Armen Konstantinovich Barutchev ( born 1904 in St. Petersburg - died 1976 in Shucha) was part of the ASNOVA ( later ARU) from 1930-31. ASNOVA (Russian: АСНОВА; abbreviation for Ассоциация новых архитекторов, "Association of New Architects") was an Avant-Garde architectural association in the Soviet Union, which was active in the 1920s and early 1930s, commonly called 'the Rationalists'. The group received a boost when El Lissitzky became a proponent in the mid-20s, designing the one issue of the journal ASNOVA News in 1926. In addition Konstantin Melnikov, then as now the most famous Soviet Modernist architect, was a member of the group.
Armen Konstantinovich Barutchev, architect, graphic artist, teacher, Honorary architect of the Russian Soviet Federation of Soviet Republics, graduated from the Academy of Fine Arts (1927).

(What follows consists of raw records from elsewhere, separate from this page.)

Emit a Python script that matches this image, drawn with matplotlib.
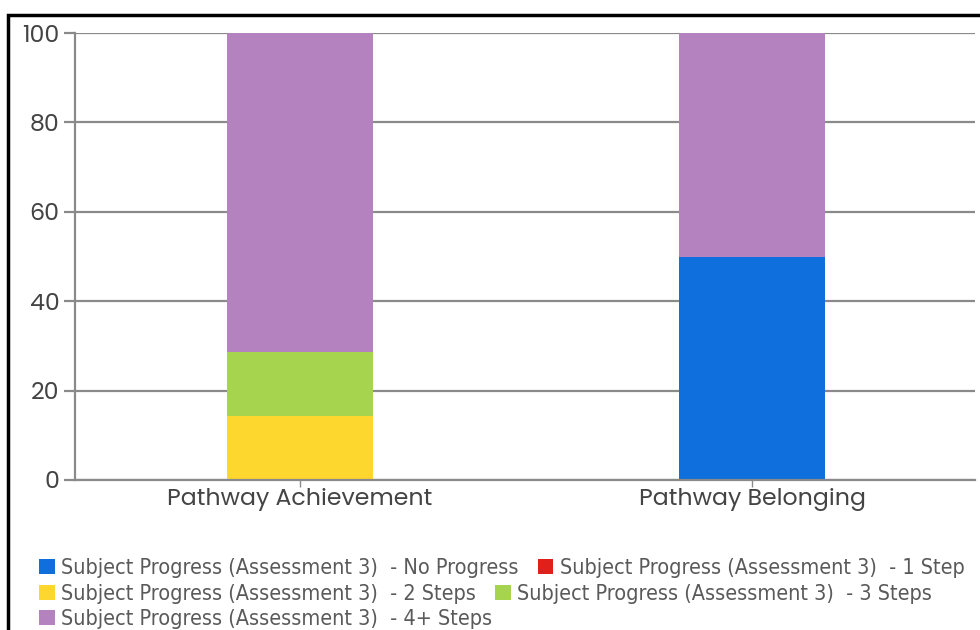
import matplotlib
matplotlib.use("Agg")
import matplotlib.pyplot as plt
from matplotlib.patches import Rectangle, Patch

categories = ["Pathway Achievement", "Pathway Belonging"]
series_names = [
    "Subject Progress (Assessment 3)  - No Progress",
    "Subject Progress (Assessment 3)  - 1 Step",
    "Subject Progress (Assessment 3)  - 2 Steps",
    "Subject Progress (Assessment 3)  - 3 Steps",
    "Subject Progress (Assessment 3)  - 4+ Steps",
]
no_progress = [0, 50]
one_step = [0, 0]
two_steps = [14.29, 0]
three_steps = [14.29, 0]
four_plus = [71.42, 50]
yticks = [0, 20, 40, 60, 80, 100]

colors = ["#0E6FDD", "#E0201B", "#FDD62E", "#A6D44E", "#B482BE"]
values = [no_progress, one_step, two_steps, three_steps, four_plus]

fig = plt.figure(figsize=(9.8, 6.3), dpi=100)
ax = fig.add_axes([75/980, 1-480/630, 900/980, 447/630])

x = list(range(len(categories)))
bottom = [0]*len(categories)
handles = []
for name, vals, c in zip(series_names, values, colors):
    ax.bar(x, vals, width=0.323, bottom=bottom, color=c, zorder=3)
    bottom = [b+v for b, v in zip(bottom, vals)]
    handles.append(Patch(facecolor=c, label=name))

ax.set_xlim(-0.498, 1.493)
ax.set_ylim(0, 100)
ax.set_yticks(yticks)
ax.set_xticks(x)
ax.set_xticklabels(categories)
ax.yaxis.grid(True, color="#8a8a8a", linewidth=1.6, zorder=1)
for s in ["top", "right", "bottom"]:
    ax.spines[s].set_visible(False)
ax.spines["left"].set_color("#8a8a8a")
ax.spines["left"].set_linewidth(1.6)
ax.axhline(0, color="#8a8a8a", linewidth=1.6, zorder=4, clip_on=False)
ax.tick_params(axis="y", length=8, width=1.6, color="#8a8a8a", labelsize=17, labelcolor="#444444", pad=3)
ax.tick_params(axis="x", length=5, width=1, color="#8a8a8a", labelsize=17, labelcolor="#444444", pad=1)
for lab in ax.get_xticklabels() + ax.get_yticklabels():
    lab.set_fontfamily(["Poppins", "DejaVu Sans"])

rows = [[0, 1], [2, 3], [4]]
row_y = [568, 594, 619]
for r, yy in zip(rows, row_y):
    leg = fig.legend(handles=[handles[i] for i in r], loc="center left",
                     bbox_to_anchor=(39/980, 1-yy/630), ncol=len(r), frameon=False,
                     prop={"family": "DejaVu Sans", "stretch": "condensed", "size": 15.5},
                     handlelength=0.72, handleheight=0.72,
                     handletextpad=0.3, columnspacing=0.9, borderpad=0, borderaxespad=0)
    for t in leg.get_texts():
        t.set_color("#5a5a5a")

fig.patches.append(Rectangle((8/980, -0.1), 1.2, 1-15/630+0.1, transform=fig.transFigure,
                             fill=False, edgecolor="black", linewidth=2.5))

fig.savefig("out.png", dpi=100)
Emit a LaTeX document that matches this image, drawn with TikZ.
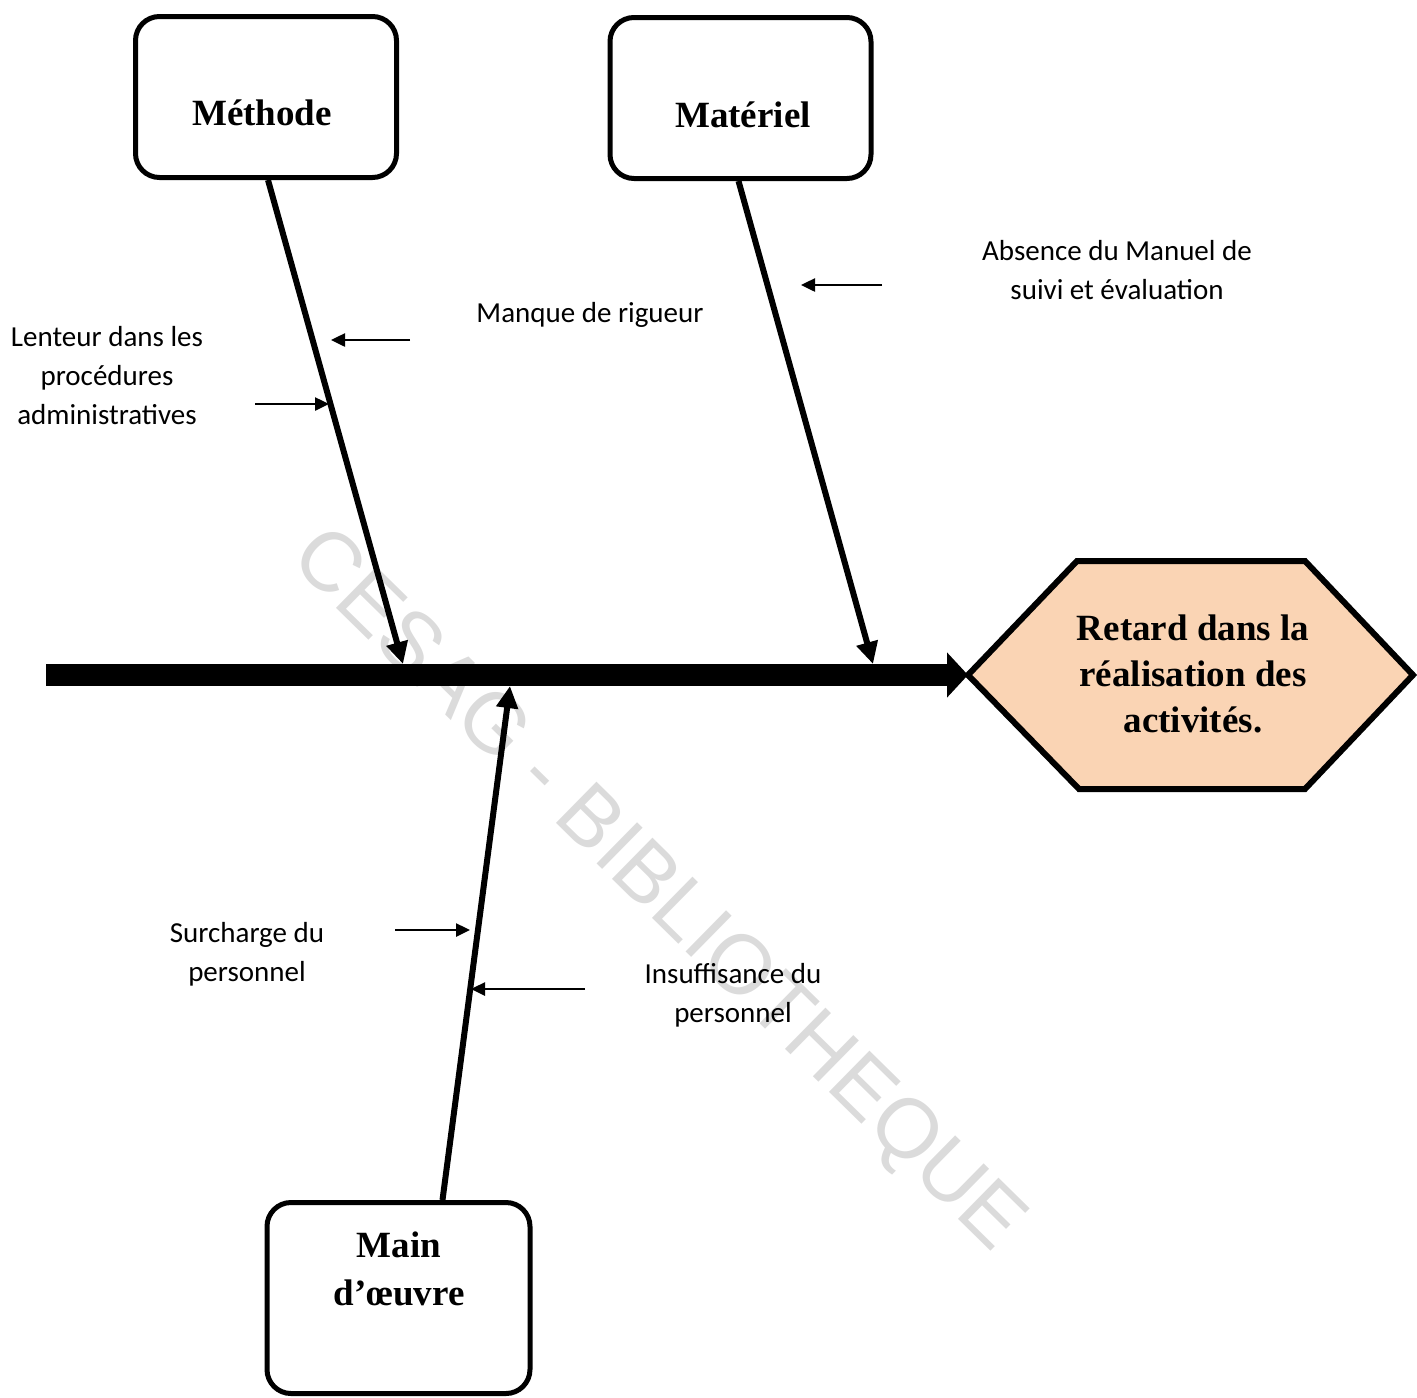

The name of Barutchev is associated with the construction of the structures of the new type and communal kitchens. In 1928-31, communal kitchens were built by Barutchev's designs in the spirit of constructivism (team of planners including I.A. Gilter, I.A. Meerzon, Y.O. Rubanchik, engineer A.G. Dzhorogov) on 119а Obukhovskoy Oborony Avenue, 45 Bolshoy Sampsonievsky Avenue, 9/3 Stachek Square, 68 Bolshoy Avenue of Vasilievsky Island. He was the author of the project of Lenenergo Administration (14 Bolshoy Sampsonievsky Avenue; 1931-33). After the war, Barutchev directed the residential development of Vyborgskaya Side and Srednyaya Okhta; he designed buildings near Udelnaya station, the building on 7-9 Lebedeva Street, in the spirit of Postwar Classicism. He extended Botkinskaya Street up to Finland Railway Station. In the 1970s, he was in charge of the works on the reconstruction of Kalinina Square, and Krasnogvardeiskaya Square. From 1945, he taught and ran his own studio at the Academy of Fine Arts, and worked as an architectural analyst.